Yeah, I’m still confused about why “the most popular reward profile from the bandit algorithm” should make a good baseline. Am I right that the bandit algorithm at each time is drawing from different reward profiles stochastically? And so isn’t the weighted average reward profile actually pretty important? I’d be interested in a comparison of that average to the “default” profile used for the baseline (both numerically [relatively easy] and in how it performs as a baseline [hard, you don’t actually have to do this]).
I’m not claiming that other methods for alignment are not useful or important. But I am claiming there is a signal for post-training, that is strategic and based on interaction between agents, not used thus far, and important to alignment.

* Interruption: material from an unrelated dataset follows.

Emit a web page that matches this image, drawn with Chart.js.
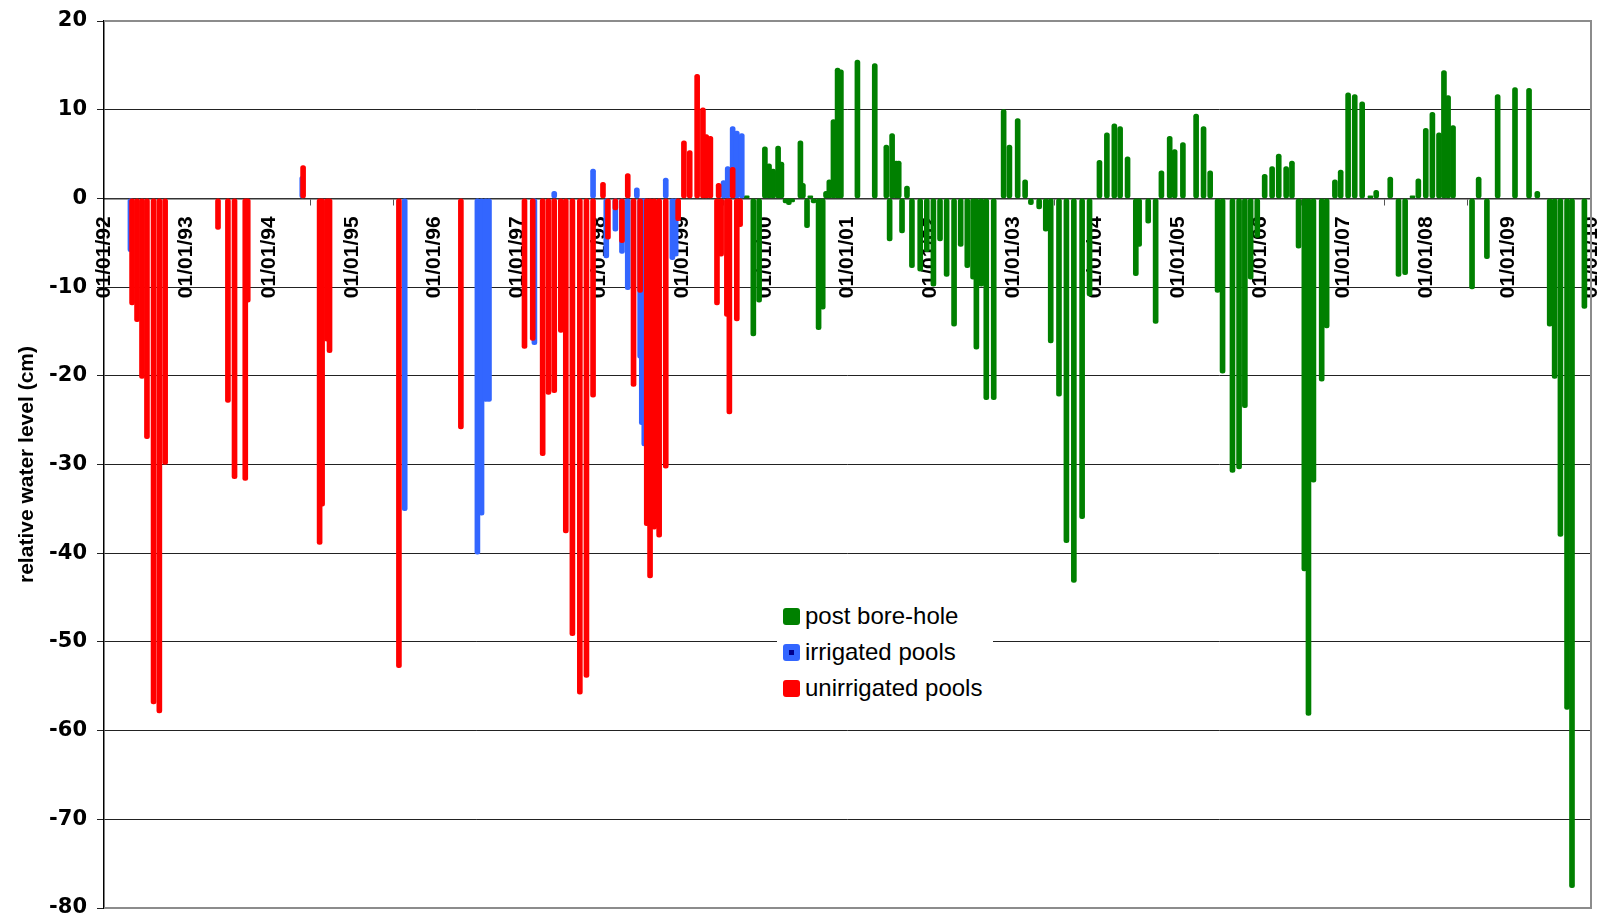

Maybe it’s useful to recall Becker’s model: from my perspective his viewpoint for modeling crime, law enforcement, the judicial system, does not contradict other viewpoints or detract from them.
I use the “fundamental question” to mean “a more general question” in the sense that it can be addressed using a broader set of tools, maybe that is the source of “disagreement” if there is one.
Weighted average reward profile is a good suggestion, we can add it to the experiments. I don’t think that will change our results, but worth a try. Notice that if it does perform well, our conclusion still stands, since how would you find this average without running the bandit algorithm? it would still validate the mechanism and approach, agreed?